A woman will need to wear gloves whenever she leaves the house this summer after suffering horror burns on giant hogweed during a "holiday from hell".
Lucy Jones, 29, was on holiday in Cadiz, Spain, with her husband Max Jones, 31, and three-year-old daughter Lily when she noticed a burning sensation on her right hand last month.
The stay-at-home said her skin erupted in agonising blisters and looked as though her hand "had been dipped in boiling water".
The woman rushed to a pharmacy where staff dressed it and gave her steroids for contact dermatitis, but the pain became so severe the family were forced to cut their holiday short by three days and fork out £300 for an earlier flight back to the UK.
Mrs Jones went to Maidstone A&E in Maidstone, Kent, where medics were initially left stumped as to what had caused the blistering burns.
After being transferred to the burns unit, a doctor who had seen the symptoms before said she must have come into contact with the toxic plant.
There, Lucy had the tops of her blisters scraped off and her hand dressed - a procedure she described as "painful and traumatising".
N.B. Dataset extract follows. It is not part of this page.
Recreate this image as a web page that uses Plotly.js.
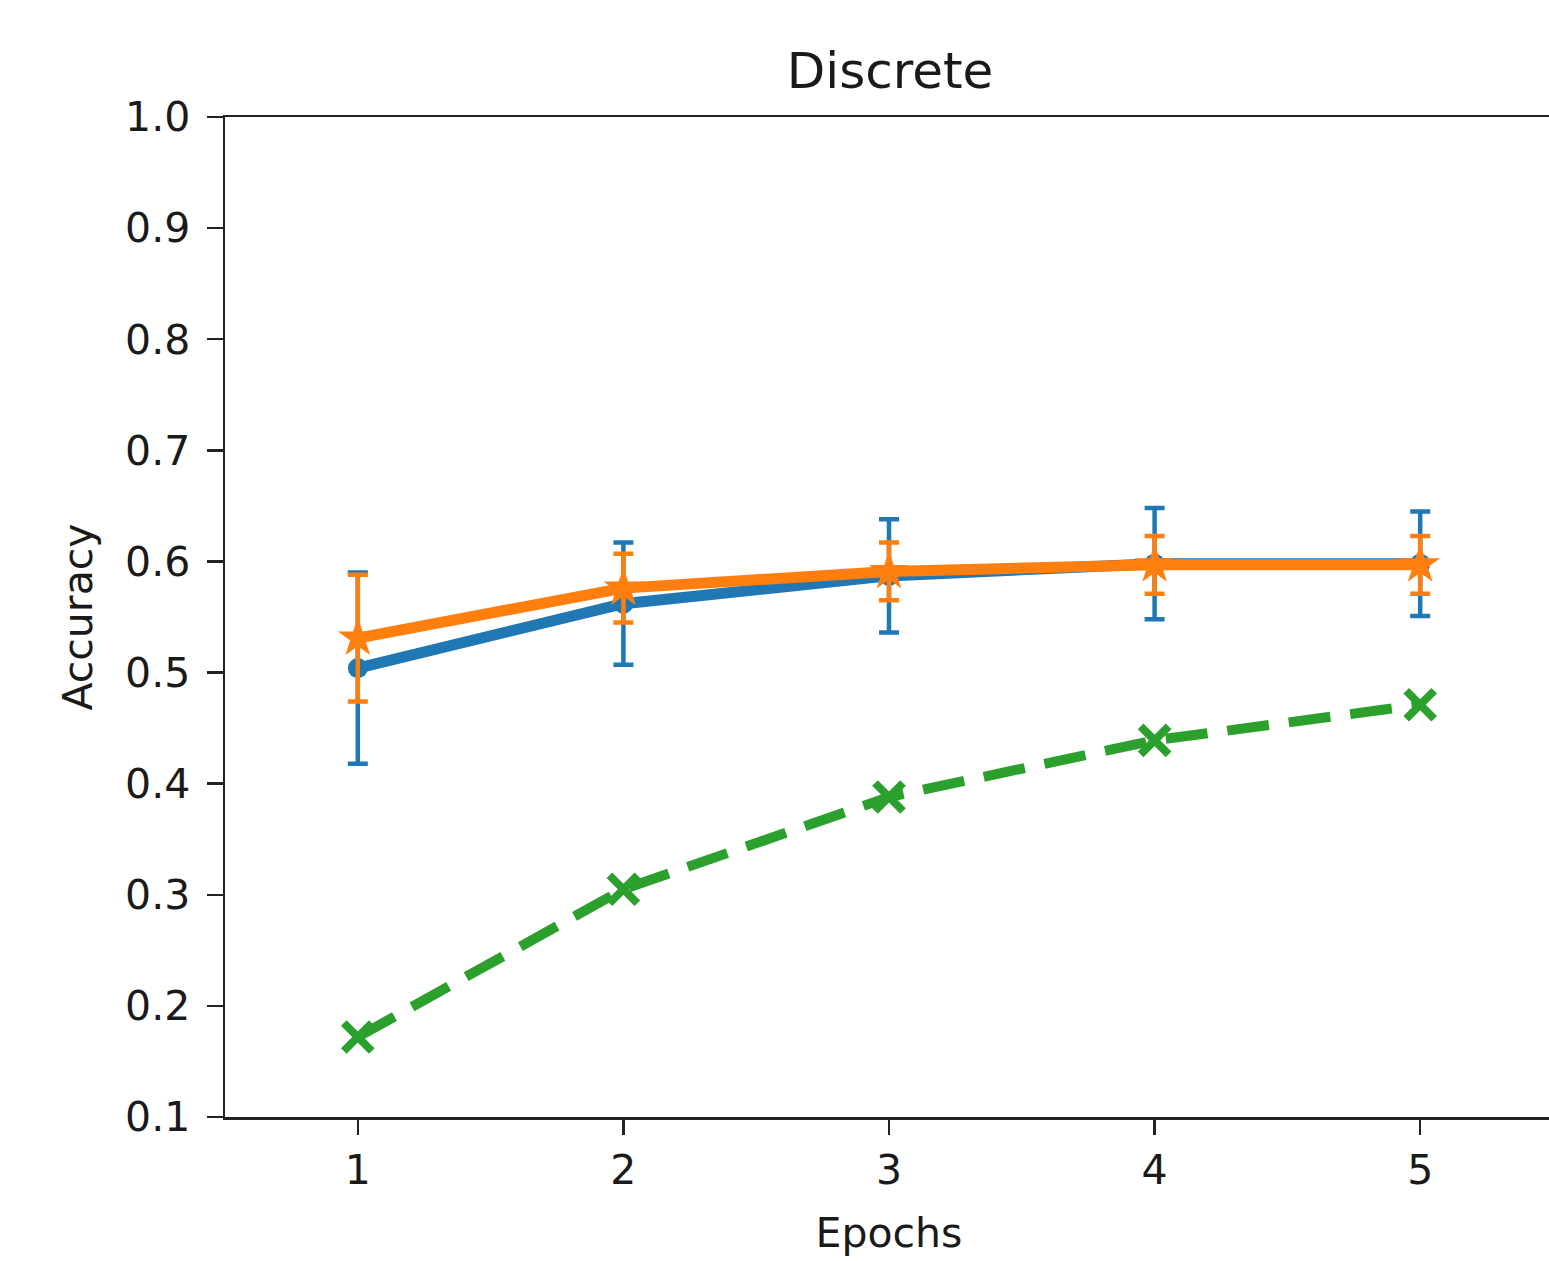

Once her hands have fully healed, Lucy will have to put on sunscreen three times a day and wear SPF gloves to protect her scorched skin from the sun.
Lucy, from Maidstone, Kent, said: "I woke up and my hand was red and sore and it looked like a sunburn.
"I went to a pharmacy because it was getting worse, it was a really horrible burning feeling.
"Over the next 24 hours, it got worse. It was blistering, really swollen and I could barely move my fingers.
"It was so painful. We decided to catch a last-minute flight home and went straight to the hospital from the airport.
"They had no clue what it was, no one in A&E had seen it before. They treated it as a burn, they took all the blisters off and removed a lot of skin.
"It was painful and traumatising. It was as if my hand had been put in boiling hot water and there were blisters everywhere and some red patches started appearing on my left hand.
"I went back to A&E for a couple of days to get it dressed. I went to the burns unit and the consultant said he knew what it was because he'd seen it before.
"It completely ruined the holiday. We'd been looking forward to it for ages. My daughter was loving being out there and going in the pool."
Lucy does not know if she brushed against the plant in the UK or in Spain but says she suspects she may have inadvertently touched it near her home as her area is known for having a "hogweed problem".
She said: "People normally get it on their legs because they walk through it. I'm not sure where I touched the plant, in Spain or the UK.
"I can't recall walking through woodland. I was extremely surprised I hadn't heard of it.
"Since returning, my friend said that our area has a bit of a problem with it. It wouldn't surprise me if I touched it here without knowing then I reacted in Spain."
Touching hogweed causes severe burns and blistering on the skin that lasts for several months.
The invasive plant can grow to 10 feet in height and chemicals in its sap can cause photosensitivity.
Lucy said: "When the sap goes on your skin it removes the melatonin which makes you extremely sensitive to light so perhaps when I went to Spain and was out in the sun it reacted.
"I've got to wear special SPF gloves [when they arrive] when outside until it heals but it isn't healing quickly.
"When it's healed I have to put on high SPF three times per day. It can last up to seven years on your skin.
"The skin has gone dark where all the dead skin is, it's quite raw where they took the skin off and the top layers are falling off."